• _Aim_
Transcribe only the part of the material below that begins at the line containing "Write the Bokeh code for this chart." and ends at the line containing "from bokeh.models import", with both kept and images left out.

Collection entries
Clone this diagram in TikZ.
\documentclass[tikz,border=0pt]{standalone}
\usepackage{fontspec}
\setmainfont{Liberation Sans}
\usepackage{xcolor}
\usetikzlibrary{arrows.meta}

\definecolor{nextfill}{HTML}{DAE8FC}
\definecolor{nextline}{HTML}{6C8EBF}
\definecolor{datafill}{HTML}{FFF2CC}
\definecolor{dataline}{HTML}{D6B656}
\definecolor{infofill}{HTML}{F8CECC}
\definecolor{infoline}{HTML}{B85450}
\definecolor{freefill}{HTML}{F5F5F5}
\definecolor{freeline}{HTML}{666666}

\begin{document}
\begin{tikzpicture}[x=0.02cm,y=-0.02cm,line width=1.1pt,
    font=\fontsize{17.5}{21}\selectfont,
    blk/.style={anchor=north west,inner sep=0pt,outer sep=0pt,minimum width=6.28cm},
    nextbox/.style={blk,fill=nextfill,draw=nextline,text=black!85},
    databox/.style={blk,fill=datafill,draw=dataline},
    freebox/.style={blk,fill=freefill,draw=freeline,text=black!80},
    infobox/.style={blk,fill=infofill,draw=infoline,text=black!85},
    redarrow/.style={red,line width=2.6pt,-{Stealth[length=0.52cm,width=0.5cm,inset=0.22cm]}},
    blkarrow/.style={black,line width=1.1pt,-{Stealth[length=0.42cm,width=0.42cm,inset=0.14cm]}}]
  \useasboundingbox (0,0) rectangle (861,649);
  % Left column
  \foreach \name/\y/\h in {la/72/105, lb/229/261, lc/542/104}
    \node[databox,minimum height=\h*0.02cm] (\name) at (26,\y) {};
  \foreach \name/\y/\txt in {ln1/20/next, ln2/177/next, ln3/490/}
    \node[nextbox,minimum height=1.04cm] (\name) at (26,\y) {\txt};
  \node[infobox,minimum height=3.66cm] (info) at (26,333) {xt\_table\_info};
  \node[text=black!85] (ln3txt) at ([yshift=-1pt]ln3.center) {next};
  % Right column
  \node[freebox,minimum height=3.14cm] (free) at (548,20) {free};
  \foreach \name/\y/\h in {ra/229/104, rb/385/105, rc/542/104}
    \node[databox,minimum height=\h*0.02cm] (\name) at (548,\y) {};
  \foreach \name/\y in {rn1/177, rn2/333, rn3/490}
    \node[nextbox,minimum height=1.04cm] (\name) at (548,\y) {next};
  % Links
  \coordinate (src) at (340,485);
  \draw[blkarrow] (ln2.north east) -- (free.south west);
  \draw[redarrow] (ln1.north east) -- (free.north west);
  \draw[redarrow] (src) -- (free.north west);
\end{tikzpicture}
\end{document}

--

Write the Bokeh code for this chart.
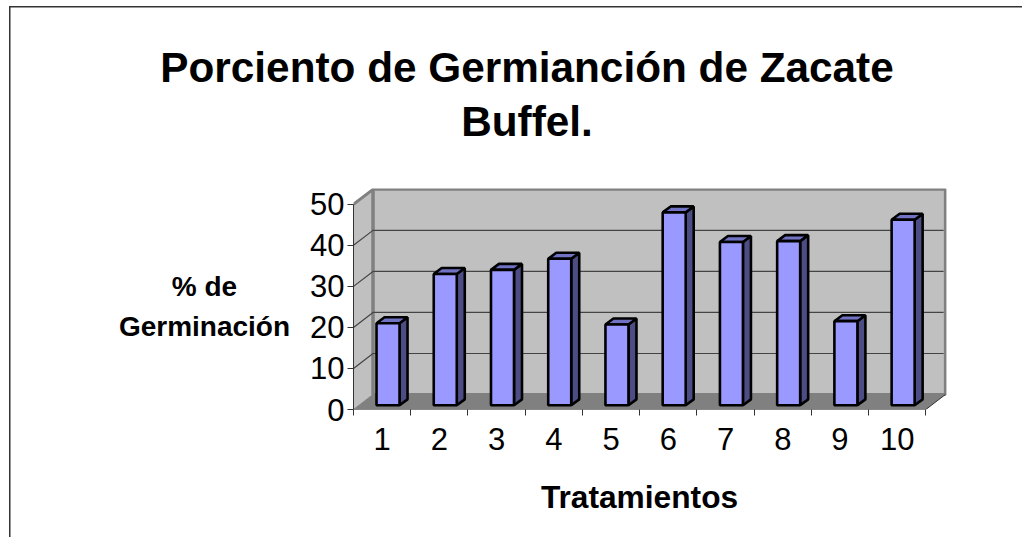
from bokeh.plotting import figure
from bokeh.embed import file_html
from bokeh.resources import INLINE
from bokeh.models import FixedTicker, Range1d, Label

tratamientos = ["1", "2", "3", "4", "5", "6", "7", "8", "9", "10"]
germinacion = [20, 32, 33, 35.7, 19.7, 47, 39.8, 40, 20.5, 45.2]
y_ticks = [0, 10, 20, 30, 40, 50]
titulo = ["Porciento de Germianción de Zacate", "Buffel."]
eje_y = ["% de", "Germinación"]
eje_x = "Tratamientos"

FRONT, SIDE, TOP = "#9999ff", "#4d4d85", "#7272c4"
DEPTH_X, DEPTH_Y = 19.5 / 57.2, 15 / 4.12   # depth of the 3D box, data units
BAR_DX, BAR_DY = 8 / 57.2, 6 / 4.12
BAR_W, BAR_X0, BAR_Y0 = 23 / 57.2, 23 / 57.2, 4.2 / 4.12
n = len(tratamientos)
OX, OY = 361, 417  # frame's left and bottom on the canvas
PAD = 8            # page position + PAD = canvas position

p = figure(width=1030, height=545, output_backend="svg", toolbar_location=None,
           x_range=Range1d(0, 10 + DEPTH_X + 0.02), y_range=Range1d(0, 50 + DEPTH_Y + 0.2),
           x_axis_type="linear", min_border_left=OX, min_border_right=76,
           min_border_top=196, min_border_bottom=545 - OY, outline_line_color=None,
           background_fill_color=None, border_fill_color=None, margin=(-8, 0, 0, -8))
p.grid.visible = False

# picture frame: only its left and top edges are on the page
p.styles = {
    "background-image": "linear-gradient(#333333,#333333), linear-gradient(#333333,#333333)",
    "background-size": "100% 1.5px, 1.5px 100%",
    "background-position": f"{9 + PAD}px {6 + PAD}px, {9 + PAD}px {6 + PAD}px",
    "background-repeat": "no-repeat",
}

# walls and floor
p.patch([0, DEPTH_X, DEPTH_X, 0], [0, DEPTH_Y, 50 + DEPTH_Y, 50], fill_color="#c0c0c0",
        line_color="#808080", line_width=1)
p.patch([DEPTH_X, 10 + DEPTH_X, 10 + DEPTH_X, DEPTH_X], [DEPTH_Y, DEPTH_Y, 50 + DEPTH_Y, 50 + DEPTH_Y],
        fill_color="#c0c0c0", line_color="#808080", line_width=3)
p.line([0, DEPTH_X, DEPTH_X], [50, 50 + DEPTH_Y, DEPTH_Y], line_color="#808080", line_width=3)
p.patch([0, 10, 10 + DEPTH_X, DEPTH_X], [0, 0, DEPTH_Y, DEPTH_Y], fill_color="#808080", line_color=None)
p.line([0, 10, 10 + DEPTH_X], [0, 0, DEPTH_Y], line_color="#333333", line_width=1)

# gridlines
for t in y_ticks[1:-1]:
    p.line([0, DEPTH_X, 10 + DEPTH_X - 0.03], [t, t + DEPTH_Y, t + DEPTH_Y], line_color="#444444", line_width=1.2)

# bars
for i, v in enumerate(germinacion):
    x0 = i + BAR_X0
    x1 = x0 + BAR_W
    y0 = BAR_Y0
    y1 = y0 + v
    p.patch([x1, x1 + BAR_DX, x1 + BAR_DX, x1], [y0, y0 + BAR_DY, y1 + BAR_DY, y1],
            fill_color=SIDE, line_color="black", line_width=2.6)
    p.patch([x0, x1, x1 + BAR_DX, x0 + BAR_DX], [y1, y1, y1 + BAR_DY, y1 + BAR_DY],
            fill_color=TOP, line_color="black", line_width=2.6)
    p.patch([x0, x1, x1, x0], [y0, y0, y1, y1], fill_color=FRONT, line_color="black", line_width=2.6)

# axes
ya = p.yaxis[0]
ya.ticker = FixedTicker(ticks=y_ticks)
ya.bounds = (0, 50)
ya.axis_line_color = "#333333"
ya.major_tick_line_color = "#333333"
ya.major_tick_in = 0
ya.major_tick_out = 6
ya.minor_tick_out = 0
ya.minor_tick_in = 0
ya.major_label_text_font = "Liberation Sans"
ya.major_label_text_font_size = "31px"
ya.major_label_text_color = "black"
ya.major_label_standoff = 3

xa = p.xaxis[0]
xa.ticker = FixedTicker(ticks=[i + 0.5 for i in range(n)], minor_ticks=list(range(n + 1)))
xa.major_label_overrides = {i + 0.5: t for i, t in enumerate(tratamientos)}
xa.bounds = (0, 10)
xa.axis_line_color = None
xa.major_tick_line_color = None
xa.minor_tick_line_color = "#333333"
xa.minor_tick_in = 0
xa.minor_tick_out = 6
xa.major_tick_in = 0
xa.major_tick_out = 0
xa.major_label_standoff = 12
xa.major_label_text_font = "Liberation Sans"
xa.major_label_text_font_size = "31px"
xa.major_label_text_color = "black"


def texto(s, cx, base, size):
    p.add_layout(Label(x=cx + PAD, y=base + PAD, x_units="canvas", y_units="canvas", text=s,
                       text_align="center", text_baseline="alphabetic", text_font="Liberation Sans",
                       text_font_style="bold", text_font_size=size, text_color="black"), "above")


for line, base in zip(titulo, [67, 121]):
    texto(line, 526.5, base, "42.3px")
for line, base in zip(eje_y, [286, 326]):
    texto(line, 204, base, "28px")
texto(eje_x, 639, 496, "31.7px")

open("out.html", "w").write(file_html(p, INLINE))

==

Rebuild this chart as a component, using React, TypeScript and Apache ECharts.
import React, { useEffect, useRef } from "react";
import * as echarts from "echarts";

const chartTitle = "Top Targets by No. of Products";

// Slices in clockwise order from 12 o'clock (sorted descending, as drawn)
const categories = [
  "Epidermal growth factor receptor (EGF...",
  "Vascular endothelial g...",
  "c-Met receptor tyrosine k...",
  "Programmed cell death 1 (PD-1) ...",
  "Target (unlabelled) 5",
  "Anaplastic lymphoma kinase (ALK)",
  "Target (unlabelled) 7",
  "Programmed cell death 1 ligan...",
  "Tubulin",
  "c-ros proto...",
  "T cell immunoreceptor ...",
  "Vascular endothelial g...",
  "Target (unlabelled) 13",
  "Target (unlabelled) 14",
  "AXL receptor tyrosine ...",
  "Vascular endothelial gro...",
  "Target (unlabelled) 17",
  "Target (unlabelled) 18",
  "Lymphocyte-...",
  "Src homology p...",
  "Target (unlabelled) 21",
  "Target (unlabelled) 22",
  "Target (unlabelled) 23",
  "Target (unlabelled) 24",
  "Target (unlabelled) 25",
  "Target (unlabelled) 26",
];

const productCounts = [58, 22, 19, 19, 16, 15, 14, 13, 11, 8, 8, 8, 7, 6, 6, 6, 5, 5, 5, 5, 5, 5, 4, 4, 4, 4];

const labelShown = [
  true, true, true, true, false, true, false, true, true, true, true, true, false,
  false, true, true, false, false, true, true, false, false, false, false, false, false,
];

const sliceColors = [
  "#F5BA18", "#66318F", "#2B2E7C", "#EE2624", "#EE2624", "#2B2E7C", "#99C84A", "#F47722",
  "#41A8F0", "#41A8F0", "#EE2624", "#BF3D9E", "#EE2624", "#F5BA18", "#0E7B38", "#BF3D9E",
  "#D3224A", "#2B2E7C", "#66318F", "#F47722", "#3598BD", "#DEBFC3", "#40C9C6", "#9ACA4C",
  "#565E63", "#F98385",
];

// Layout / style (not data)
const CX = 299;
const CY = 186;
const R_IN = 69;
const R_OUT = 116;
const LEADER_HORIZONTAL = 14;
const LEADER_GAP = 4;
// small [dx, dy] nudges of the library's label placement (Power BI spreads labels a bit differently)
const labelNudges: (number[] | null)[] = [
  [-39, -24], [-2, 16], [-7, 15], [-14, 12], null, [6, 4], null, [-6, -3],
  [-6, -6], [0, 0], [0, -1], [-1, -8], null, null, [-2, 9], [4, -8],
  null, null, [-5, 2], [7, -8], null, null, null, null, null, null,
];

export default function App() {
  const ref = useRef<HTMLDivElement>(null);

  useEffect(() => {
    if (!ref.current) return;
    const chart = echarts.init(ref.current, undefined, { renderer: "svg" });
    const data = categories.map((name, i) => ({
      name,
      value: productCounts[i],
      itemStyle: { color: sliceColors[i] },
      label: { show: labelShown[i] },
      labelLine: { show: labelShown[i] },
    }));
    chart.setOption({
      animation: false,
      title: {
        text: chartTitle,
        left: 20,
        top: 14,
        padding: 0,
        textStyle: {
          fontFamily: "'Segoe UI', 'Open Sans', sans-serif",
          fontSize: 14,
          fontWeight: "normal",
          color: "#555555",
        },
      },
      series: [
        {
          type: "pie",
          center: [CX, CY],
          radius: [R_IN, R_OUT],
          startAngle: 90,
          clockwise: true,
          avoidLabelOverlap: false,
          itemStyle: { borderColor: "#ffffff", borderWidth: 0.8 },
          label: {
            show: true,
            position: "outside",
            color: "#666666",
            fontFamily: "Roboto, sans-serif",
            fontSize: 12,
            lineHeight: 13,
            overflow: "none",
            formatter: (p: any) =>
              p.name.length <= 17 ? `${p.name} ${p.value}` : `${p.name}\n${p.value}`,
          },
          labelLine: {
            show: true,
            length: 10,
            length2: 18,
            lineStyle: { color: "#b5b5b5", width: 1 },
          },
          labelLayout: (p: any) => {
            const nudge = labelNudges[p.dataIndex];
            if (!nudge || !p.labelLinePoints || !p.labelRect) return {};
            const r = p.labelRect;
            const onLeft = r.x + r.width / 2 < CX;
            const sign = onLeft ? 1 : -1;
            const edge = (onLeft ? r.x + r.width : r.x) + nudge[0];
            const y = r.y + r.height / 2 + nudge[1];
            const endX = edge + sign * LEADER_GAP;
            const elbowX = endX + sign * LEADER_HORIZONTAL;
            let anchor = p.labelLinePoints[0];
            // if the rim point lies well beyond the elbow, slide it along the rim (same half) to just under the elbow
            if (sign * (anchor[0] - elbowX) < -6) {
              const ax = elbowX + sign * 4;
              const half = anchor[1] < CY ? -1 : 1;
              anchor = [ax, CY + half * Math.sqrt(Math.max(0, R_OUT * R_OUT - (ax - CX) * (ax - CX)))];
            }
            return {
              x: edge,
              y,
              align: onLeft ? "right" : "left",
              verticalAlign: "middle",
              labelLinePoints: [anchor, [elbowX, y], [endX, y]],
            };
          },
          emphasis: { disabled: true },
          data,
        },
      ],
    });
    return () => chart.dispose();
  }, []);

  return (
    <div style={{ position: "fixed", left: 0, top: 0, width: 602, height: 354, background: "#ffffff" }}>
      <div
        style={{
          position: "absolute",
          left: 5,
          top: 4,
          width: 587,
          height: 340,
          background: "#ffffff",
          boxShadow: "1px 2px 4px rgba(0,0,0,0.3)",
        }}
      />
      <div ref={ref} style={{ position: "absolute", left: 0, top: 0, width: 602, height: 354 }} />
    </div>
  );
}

• _Exercise solution_
Write the Bokeh code for this chart.
from bokeh.plotting import figure
from bokeh.embed import file_html
from bokeh.resources import INLINE
from bokeh.models import FixedTicker, Range1d, Label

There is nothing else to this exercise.